One of the more controversial areas in current medicine, this subject is highly charged.
In the U.S. alone, peanut allergy causes 100 deaths and 15,000 emergency room visits a year.
To be the parent of a child who dies of an allergic reaction after eating something with peanuts in it – whether labeled or not – is to become forever afire.
This website is excellent, with very detailed information and multiple links to more specific areas of this very charged subject.
No one knows how common peanut allergy is; it can develop after many uneventful exposures and can disappear over time.
So sensitive can an individual be that there are reports of anaphylactic shock and death in highly susceptible individuals after smelling peanuts or peanut butter.
Last week, Arroyo Vista Elementary School in South Pasadena, California banned foods containing peanuts not only from its school cafeteria menu, but from its entire campus.
Yes, you read correctly: children are no longer allowed to bring peanut butter-and-jelly sandwiches to school for lunch.
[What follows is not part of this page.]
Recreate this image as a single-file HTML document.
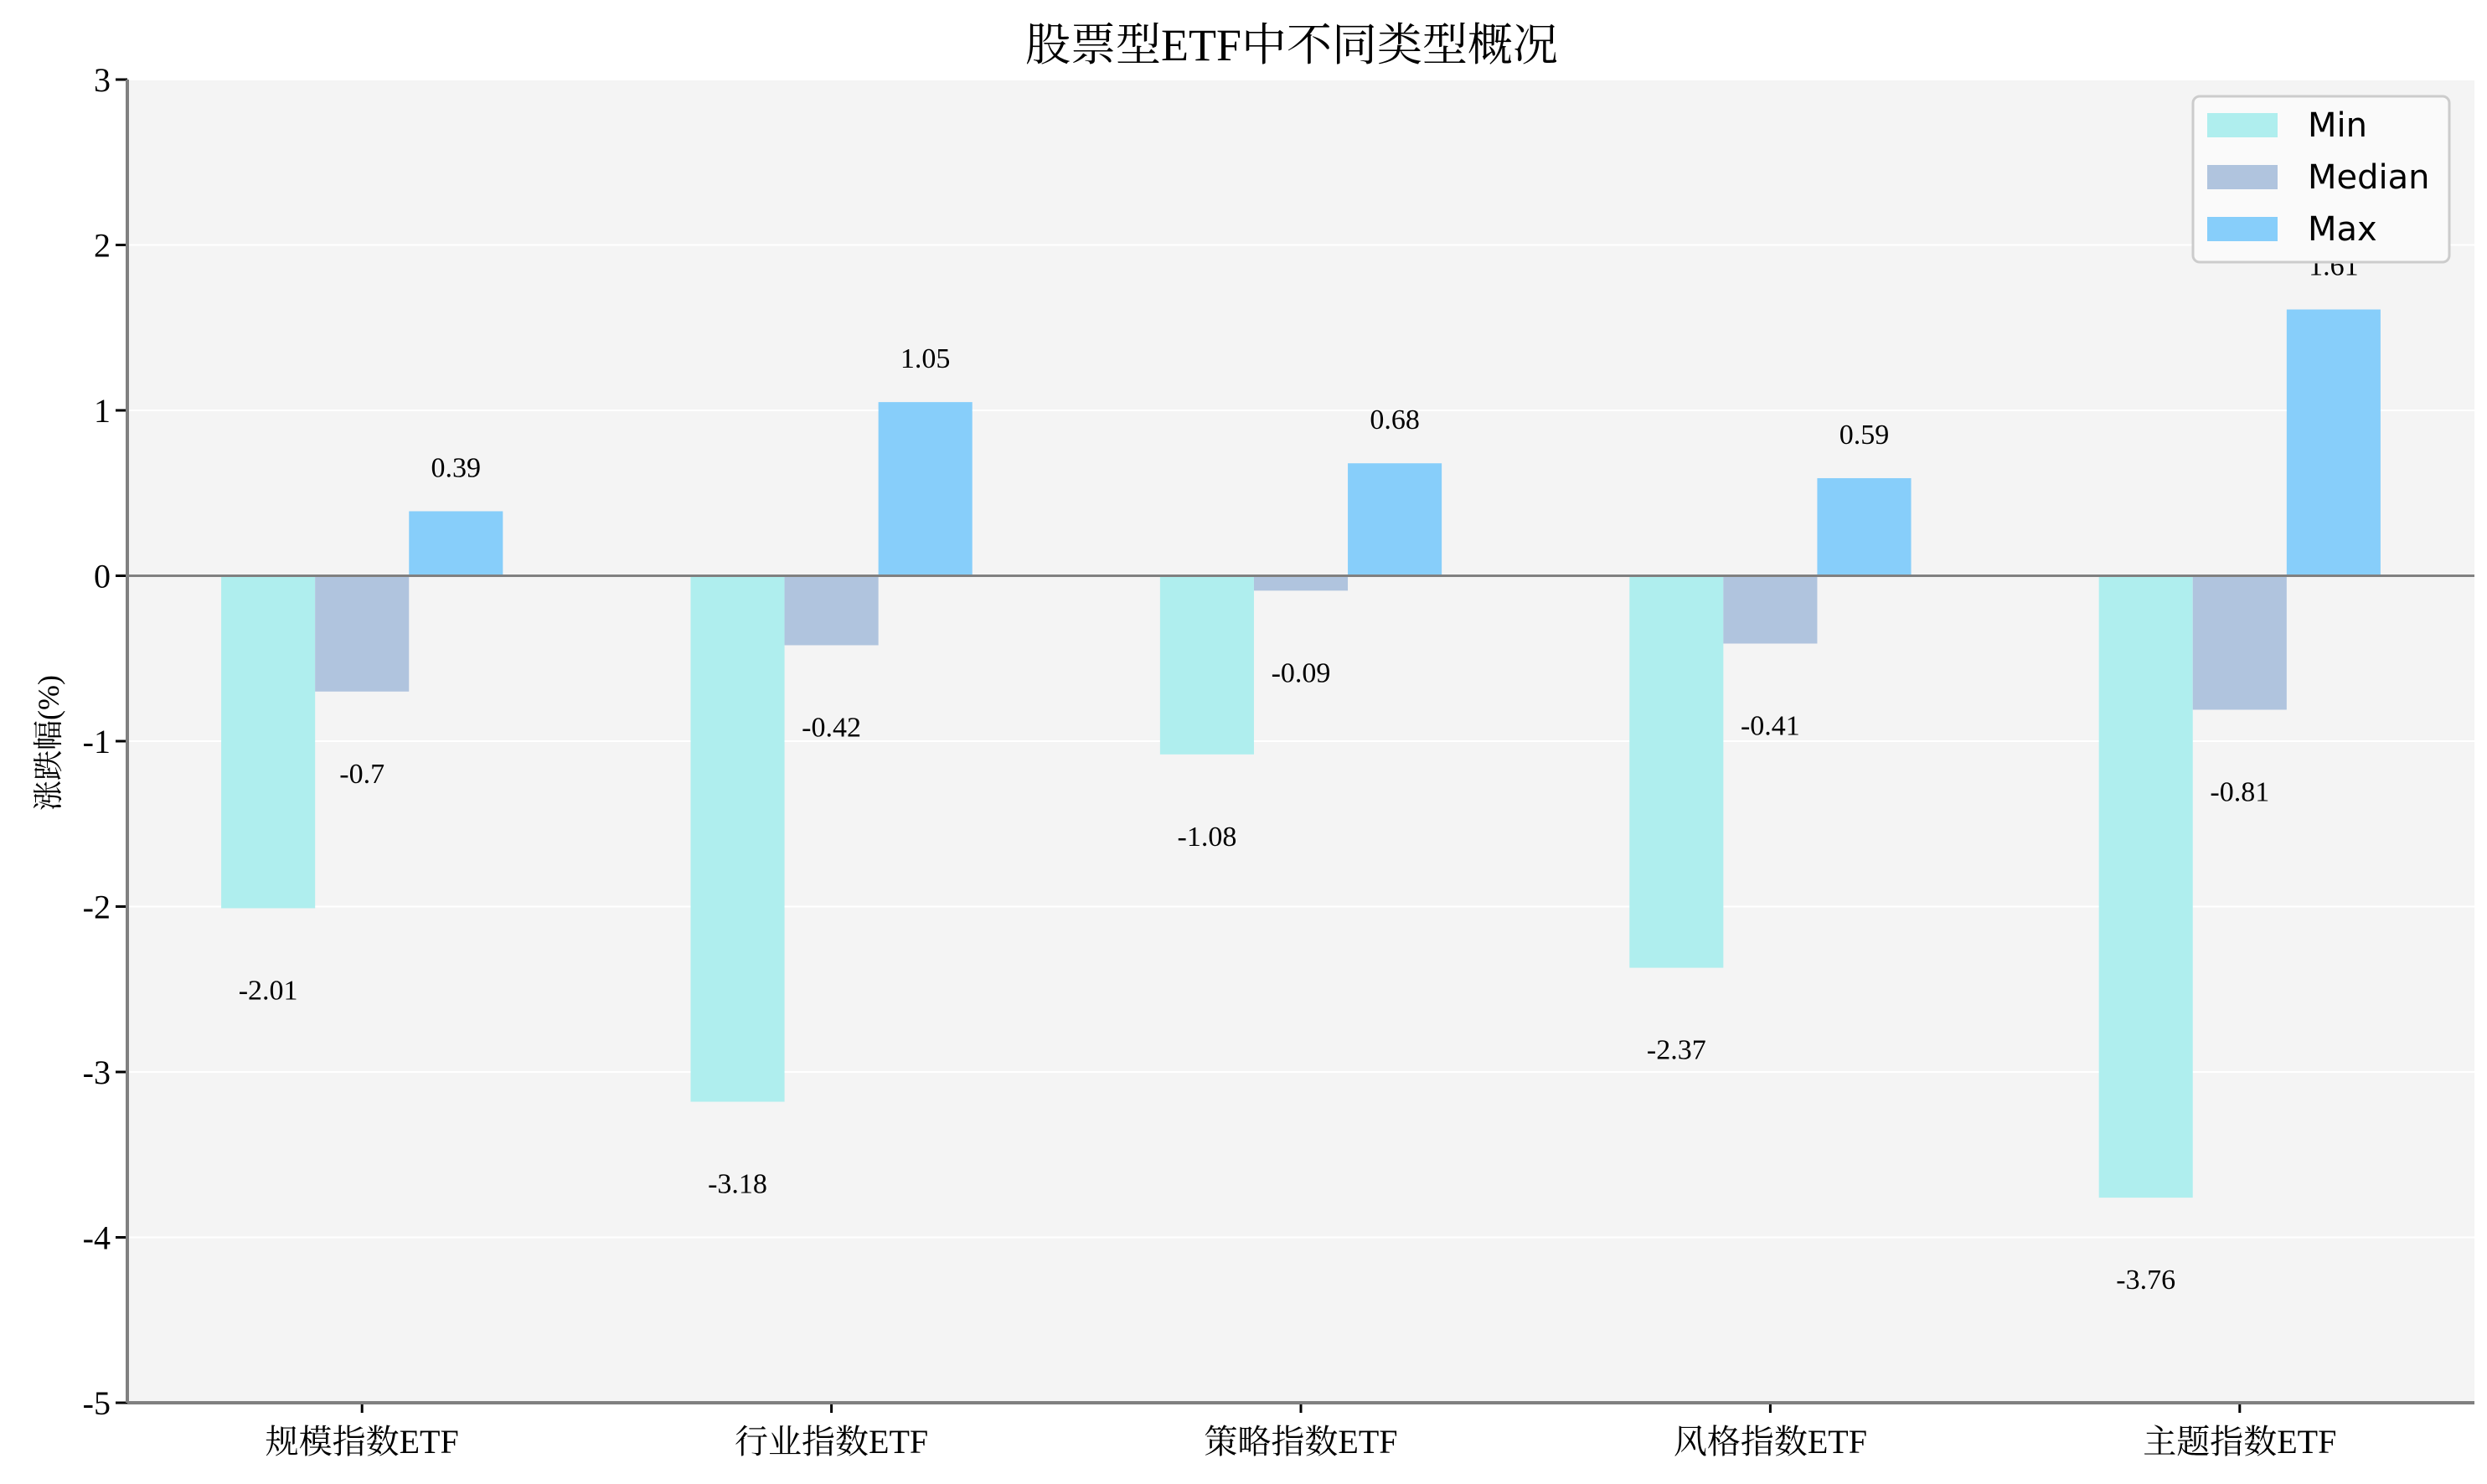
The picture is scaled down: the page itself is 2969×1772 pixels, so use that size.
<!DOCTYPE html>
<html><head><meta charset="utf-8"><style>
body{margin:0;background:#fff;}
svg text{font-family:"Liberation Serif","Noto Serif CJK SC",serif;fill:#000;}
</style></head><body>
<svg id="chart" width="2969" height="1767" viewBox="0 0 2969 1767" xmlns="http://www.w3.org/2000/svg">
<rect width="2969" height="1767" fill="#fff"/>
<text x="1542" y="72" font-size="54" text-anchor="middle">股票型ETF中不同类型概况</text>
<rect x="152" y="95" width="2802" height="1580" fill="#f4f4f4"/>
<g id="grid"></g>
<g id="bars"></g>
<g id="axes"></g>
<text transform="translate(70,887) rotate(-90)" font-size="36" text-anchor="middle">涨跌幅(%)</text>
<g>
<rect x="2618" y="115" width="306" height="198" rx="8" fill="#fafafa" stroke="#cccccc" stroke-width="3"/>
<rect x="2635" y="135" width="84" height="29" fill="#afeeee"/>
<text x="2755" y="163" font-size="40" style="font-family:'DejaVu Sans',sans-serif">Min</text>
<rect x="2635" y="197" width="84" height="29" fill="#b0c4de"/>
<text x="2755" y="225" font-size="40" style="font-family:'DejaVu Sans',sans-serif">Median</text>
<rect x="2635" y="259" width="84" height="29" fill="#87cefa"/>
<text x="2755" y="287" font-size="40" style="font-family:'DejaVu Sans',sans-serif">Max</text>
</g>
</svg>
<script>
const categories = ["规模指数ETF","行业指数ETF","策略指数ETF","风格指数ETF","主题指数ETF"];
const minValues = [-2.01,-3.18,-1.08,-2.37,-3.76];
const medianValues = [-0.7,-0.42,-0.09,-0.41,-0.81];
const maxValues = [0.39,1.05,0.68,0.59,1.61];
const yTicks = [3,2,1,0,-1,-2,-3,-4,-5];

const NS="http://www.w3.org/2000/svg";
const L=152,R=2954,T=95,B=1675,yMax=3,yMin=-5;
const yScale=v=>T+(yMax-v)/(yMax-yMin)*(B-T);
const xScale=i=>L+(i+0.5)*(R-L)/categories.length;
const bw=(R-L)/categories.length*0.2;
function mk(tag,attrs,parent,txt){const e=document.createElementNS(NS,tag);for(const k in attrs)e.setAttribute(k,attrs[k]);if(txt!==undefined)e.textContent=txt;parent.appendChild(e);return e;}
const grid=document.getElementById('grid'),bars=document.getElementById('bars'),axes=document.getElementById('axes');
yTicks.forEach(t=>{
  const y=yScale(t);
  const g=mk('line',{x1:L,x2:R,y1:y,y2:y,stroke:'#ffffff','stroke-width':2},grid);
  
  
  const tk=mk('line',{x1:L-14,x2:L,y1:y,y2:y,stroke:'#000','stroke-width':3},axes);
  
  
  const lb=mk('text',{x:L-20,y:y+14,'font-size':40,'text-anchor':'end'},axes,String(t).replace('-','-'));
  
  
});
const series=[{v:minValues,c:'#afeeee',n:'min',o:-1},{v:medianValues,c:'#b0c4de',n:'median',o:0},{v:maxValues,c:'#87cefa',n:'max',o:1}];
categories.forEach((cat,i)=>{
  series.forEach(s=>{
    const v=s.v[i],cx=xScale(i)+s.o*bw,y0=yScale(0),y1=yScale(v);
    const r=mk('rect',{x:cx-bw/2,y:Math.min(y0,y1),width:bw,height:Math.abs(y1-y0),fill:s.c},bars);
    
    
    const ty=v>=0?y1-53+12:y1+97+12;
    const t=mk('text',{x:cx,y:ty,'font-size':34,'text-anchor':'middle'},bars,String(v));
    
    
  });
  const x=xScale(i);
  const tk=mk('line',{x1:x,x2:x,y1:B,y2:B+12,stroke:'#000','stroke-width':3},axes);
  
  
  const lb=mk('text',{x:x,y:B+60,'font-size':40,'text-anchor':'middle'},axes,cat);
  
  
});
const z=mk('line',{x1:L,x2:R,y1:yScale(0),y2:yScale(0),stroke:'#808080','stroke-width':3},axes);


const ya=mk('line',{x1:L,x2:L,y1:T,y2:B,stroke:'#808080','stroke-width':4},axes);


const xa=mk('line',{x1:L,x2:R,y1:B,y2:B,stroke:'#808080','stroke-width':4},axes);


</script>
</body></html>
School lunches, snacks, and classroom treats must be peanut-free.
Principal Julie Jennings, in a letter to parents, said the the new rules “may seem a bit extreme” and be “difficult to get used to,” but that it was necessary to protect the 20 students at the school (4% of the school population of 500) who suffer from the potentially life-threatening allergy.
School staff members have identified the allergic students and have been trained to inject EpiPen – which counteracts the reaction – if one should come into contact with peanuts.